• [Entries shown]:
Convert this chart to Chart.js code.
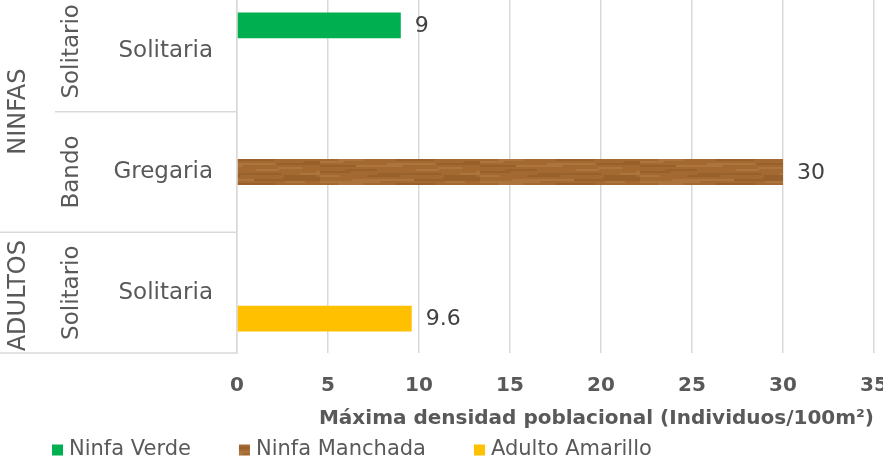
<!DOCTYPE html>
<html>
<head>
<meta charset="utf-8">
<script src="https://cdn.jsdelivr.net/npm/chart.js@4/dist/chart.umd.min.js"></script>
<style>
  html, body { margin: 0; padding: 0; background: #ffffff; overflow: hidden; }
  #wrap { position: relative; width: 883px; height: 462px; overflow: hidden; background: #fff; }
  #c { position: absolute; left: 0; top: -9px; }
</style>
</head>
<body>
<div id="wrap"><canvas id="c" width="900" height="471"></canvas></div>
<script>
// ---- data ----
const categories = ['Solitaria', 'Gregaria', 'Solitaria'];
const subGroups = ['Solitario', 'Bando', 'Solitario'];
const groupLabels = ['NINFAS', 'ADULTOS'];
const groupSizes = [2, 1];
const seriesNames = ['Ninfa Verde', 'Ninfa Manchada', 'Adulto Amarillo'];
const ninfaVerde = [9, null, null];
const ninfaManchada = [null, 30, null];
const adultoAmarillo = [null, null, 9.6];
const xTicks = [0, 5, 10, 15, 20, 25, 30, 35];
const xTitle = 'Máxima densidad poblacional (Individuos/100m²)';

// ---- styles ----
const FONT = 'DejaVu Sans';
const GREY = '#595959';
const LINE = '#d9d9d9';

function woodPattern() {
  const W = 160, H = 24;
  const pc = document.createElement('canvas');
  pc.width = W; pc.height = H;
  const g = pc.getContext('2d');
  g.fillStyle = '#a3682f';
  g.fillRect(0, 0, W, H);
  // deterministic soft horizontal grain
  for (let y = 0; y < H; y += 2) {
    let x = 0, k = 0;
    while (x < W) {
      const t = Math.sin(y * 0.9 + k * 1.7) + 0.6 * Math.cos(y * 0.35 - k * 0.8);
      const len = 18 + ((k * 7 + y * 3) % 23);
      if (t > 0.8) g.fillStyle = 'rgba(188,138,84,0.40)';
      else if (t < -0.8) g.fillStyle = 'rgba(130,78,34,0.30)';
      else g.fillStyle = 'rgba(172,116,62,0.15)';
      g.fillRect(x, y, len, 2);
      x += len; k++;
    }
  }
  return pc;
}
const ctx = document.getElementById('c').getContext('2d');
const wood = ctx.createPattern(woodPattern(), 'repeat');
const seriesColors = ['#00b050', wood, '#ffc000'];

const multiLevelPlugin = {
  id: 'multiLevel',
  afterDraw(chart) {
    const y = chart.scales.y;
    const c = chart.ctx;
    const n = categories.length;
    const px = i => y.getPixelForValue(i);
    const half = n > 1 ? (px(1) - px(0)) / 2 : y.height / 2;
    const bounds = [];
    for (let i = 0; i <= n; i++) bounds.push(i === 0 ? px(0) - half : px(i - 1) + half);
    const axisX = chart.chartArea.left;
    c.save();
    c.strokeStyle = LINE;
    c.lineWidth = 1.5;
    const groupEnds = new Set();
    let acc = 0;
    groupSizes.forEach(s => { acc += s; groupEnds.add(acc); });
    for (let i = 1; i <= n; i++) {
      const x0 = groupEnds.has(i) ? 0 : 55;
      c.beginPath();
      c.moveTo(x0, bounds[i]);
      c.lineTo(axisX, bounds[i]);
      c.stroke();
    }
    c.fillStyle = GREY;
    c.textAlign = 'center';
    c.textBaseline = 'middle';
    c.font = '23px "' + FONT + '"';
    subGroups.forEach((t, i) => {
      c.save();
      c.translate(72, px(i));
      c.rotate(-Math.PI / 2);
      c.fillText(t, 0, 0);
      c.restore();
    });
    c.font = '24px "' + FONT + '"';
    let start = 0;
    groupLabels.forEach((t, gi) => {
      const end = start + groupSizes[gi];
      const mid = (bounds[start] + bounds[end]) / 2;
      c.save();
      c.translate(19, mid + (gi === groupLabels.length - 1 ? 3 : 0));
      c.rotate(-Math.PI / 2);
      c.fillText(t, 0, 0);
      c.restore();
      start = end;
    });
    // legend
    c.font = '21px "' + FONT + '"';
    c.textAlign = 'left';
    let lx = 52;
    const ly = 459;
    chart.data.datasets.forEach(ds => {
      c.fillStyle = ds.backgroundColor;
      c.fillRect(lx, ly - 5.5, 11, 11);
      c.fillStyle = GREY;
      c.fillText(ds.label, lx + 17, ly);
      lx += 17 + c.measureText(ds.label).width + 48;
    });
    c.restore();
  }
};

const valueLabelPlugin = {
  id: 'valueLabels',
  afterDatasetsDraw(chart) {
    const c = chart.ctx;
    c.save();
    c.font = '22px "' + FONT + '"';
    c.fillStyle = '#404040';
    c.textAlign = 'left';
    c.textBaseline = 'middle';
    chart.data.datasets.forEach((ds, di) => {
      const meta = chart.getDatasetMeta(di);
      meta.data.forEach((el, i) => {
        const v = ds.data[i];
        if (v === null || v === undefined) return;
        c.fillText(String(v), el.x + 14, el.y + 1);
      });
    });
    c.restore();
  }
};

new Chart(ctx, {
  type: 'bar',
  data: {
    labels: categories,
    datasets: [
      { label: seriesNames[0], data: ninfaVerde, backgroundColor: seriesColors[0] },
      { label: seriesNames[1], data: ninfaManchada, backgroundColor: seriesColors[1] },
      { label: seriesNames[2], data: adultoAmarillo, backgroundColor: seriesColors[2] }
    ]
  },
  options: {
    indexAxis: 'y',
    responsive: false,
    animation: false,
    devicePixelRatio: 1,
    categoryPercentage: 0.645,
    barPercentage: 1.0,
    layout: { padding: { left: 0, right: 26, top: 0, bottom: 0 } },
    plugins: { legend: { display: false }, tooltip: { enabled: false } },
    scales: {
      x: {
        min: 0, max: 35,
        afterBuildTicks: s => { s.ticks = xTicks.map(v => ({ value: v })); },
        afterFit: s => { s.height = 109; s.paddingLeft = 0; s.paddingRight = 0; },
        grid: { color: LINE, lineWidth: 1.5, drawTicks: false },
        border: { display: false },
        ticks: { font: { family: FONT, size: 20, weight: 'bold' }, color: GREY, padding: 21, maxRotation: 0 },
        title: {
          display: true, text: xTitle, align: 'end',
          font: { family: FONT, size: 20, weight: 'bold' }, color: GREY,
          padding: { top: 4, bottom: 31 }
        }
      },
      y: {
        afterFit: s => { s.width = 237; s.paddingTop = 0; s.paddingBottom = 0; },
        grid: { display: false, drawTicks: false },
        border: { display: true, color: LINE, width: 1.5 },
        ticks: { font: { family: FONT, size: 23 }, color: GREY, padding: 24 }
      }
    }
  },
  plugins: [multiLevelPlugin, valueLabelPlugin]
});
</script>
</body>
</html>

...

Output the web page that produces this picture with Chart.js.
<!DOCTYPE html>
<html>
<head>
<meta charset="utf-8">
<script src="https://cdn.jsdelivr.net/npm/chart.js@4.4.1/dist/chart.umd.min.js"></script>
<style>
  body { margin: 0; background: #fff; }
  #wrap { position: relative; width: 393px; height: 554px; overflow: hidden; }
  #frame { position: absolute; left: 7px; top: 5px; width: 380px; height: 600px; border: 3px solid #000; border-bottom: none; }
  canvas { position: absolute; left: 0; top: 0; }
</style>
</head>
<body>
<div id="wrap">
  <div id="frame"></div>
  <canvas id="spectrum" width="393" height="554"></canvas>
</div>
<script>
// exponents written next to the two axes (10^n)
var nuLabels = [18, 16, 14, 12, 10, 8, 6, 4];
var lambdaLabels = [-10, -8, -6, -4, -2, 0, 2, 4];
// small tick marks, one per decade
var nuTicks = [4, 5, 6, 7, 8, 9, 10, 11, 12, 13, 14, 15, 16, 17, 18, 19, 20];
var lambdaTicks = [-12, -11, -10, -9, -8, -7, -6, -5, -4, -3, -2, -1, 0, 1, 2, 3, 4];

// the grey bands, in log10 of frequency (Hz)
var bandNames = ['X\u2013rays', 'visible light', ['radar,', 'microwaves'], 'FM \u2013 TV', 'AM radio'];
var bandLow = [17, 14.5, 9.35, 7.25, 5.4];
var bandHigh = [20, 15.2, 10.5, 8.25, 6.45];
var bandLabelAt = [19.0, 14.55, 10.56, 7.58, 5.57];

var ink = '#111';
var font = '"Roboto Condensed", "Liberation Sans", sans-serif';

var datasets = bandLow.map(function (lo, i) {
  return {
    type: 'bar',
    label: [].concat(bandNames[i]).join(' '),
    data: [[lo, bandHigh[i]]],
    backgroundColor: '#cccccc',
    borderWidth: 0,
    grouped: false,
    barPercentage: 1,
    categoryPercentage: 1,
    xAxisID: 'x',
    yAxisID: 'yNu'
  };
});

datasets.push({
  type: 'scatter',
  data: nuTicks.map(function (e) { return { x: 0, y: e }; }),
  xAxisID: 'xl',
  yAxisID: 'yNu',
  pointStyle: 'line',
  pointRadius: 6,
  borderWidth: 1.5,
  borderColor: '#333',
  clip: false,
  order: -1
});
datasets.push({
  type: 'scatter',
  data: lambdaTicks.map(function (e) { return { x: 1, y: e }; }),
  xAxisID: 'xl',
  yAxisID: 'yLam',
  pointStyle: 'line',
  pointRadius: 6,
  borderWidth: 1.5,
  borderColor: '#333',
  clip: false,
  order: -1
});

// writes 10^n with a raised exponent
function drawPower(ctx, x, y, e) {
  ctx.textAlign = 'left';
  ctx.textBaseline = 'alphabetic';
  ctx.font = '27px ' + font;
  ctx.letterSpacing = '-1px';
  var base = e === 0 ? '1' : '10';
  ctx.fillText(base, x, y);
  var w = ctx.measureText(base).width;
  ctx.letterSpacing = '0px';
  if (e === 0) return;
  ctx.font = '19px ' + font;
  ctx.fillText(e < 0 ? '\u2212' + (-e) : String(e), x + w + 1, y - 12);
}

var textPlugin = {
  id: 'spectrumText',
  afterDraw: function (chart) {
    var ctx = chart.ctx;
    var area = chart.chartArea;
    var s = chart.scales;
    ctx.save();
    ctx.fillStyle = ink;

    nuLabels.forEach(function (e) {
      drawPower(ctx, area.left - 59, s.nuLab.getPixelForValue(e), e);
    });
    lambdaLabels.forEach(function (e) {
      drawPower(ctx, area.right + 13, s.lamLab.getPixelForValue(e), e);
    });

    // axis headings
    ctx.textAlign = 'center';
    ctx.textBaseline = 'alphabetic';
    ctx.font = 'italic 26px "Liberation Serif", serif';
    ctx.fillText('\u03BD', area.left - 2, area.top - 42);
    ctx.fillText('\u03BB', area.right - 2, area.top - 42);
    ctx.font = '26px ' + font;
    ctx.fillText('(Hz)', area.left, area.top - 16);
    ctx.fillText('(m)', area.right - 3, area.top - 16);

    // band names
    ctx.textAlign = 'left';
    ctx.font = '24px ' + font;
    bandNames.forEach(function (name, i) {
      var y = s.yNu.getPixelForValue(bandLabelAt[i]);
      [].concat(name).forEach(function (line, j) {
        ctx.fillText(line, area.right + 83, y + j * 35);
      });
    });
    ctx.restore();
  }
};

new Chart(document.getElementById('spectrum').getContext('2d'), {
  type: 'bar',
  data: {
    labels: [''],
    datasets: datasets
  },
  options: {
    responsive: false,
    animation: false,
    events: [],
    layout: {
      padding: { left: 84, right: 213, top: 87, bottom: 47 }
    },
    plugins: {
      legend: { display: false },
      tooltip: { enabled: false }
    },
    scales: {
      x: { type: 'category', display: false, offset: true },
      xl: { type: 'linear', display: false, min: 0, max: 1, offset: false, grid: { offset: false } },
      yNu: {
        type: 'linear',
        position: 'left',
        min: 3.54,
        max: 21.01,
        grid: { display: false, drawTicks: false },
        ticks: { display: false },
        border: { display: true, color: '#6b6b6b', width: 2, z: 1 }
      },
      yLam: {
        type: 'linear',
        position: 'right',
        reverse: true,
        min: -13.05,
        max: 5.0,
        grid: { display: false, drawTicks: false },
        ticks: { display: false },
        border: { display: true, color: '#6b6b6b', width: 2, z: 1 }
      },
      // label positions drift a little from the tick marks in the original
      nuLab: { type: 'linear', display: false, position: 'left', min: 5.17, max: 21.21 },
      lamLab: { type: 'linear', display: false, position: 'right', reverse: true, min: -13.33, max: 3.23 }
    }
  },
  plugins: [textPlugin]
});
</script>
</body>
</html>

==

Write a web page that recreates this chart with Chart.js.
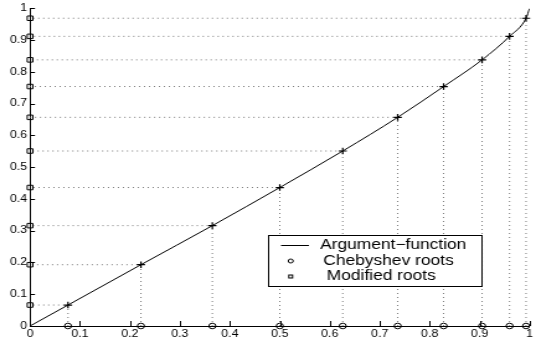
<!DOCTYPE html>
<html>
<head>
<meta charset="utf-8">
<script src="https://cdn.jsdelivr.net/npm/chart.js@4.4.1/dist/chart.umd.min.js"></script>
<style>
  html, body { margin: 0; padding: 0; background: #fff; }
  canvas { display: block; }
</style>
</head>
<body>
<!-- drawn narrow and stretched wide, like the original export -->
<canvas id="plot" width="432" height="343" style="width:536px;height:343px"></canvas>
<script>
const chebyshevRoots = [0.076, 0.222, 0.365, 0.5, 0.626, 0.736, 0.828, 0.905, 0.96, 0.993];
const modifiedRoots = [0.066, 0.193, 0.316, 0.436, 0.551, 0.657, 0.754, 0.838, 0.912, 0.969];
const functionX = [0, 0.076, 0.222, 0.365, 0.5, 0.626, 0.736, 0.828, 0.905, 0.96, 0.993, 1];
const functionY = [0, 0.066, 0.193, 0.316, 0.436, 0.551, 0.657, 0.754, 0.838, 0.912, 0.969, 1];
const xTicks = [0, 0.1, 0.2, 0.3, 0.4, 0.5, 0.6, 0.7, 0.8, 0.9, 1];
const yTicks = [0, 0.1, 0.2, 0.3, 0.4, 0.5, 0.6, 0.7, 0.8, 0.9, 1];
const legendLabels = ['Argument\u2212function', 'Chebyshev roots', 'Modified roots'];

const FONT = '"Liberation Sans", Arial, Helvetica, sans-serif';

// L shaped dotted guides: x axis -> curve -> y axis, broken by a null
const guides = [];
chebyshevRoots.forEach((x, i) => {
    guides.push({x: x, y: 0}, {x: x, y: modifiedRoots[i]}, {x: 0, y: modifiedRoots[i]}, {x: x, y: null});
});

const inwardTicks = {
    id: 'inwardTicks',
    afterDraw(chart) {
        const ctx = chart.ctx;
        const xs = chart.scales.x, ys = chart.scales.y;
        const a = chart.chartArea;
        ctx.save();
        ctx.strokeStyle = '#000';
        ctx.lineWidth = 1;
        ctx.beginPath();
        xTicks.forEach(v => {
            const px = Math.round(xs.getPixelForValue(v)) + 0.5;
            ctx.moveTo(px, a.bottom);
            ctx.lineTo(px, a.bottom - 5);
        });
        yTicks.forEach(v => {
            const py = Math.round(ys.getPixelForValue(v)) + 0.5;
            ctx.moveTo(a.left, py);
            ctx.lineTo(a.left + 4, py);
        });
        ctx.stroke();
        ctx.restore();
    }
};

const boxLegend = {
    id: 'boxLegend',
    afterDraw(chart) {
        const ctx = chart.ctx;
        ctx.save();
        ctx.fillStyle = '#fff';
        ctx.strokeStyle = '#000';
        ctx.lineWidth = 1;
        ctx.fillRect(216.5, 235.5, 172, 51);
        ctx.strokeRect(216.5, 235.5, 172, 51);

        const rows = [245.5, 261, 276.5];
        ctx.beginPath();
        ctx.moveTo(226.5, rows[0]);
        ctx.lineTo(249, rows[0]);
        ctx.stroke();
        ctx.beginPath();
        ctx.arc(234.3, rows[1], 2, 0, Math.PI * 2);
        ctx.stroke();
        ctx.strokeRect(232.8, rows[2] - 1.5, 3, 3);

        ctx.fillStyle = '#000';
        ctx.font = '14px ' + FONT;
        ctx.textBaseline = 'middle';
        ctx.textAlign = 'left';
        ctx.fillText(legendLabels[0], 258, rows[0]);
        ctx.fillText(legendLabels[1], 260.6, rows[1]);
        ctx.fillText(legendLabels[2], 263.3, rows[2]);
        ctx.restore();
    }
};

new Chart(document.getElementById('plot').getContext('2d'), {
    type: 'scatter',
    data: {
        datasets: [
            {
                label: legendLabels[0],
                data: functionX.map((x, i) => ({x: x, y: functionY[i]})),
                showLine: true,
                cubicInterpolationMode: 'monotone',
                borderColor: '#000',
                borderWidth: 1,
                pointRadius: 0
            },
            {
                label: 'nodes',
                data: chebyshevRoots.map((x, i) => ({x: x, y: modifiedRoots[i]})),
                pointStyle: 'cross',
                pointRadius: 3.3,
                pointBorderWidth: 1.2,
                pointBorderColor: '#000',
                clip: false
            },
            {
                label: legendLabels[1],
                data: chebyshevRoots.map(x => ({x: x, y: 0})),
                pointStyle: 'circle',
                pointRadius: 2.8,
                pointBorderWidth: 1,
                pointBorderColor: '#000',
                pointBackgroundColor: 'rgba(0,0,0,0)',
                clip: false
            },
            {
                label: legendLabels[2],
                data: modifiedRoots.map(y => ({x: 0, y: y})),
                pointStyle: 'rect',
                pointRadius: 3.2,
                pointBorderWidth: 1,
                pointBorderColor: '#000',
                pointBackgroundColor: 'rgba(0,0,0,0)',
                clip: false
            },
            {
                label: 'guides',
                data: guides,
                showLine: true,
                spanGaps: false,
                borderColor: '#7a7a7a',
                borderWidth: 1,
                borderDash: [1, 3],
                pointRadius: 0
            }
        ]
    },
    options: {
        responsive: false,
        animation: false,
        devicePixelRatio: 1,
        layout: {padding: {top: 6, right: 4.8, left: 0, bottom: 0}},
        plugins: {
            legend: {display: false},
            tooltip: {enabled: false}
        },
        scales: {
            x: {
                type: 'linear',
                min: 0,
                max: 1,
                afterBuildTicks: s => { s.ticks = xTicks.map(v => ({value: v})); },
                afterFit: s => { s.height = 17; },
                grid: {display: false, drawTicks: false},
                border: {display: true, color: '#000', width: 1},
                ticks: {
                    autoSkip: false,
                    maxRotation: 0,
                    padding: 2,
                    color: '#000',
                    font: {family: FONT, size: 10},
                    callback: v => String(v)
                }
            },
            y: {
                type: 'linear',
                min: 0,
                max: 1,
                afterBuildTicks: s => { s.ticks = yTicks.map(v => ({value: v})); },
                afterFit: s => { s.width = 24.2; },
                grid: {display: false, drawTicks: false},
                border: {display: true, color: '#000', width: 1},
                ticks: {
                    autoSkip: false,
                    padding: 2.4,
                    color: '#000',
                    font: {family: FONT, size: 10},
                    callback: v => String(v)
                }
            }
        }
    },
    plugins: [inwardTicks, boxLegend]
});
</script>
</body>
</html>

• [The exercise]: Find the string "with" in the entries above and return each line that holds it.

• [Result]:
Output the web page that produces this picture with Chart.js.
// writes 10^n with a raised exponent
Write a web page that recreates this chart with Chart.js.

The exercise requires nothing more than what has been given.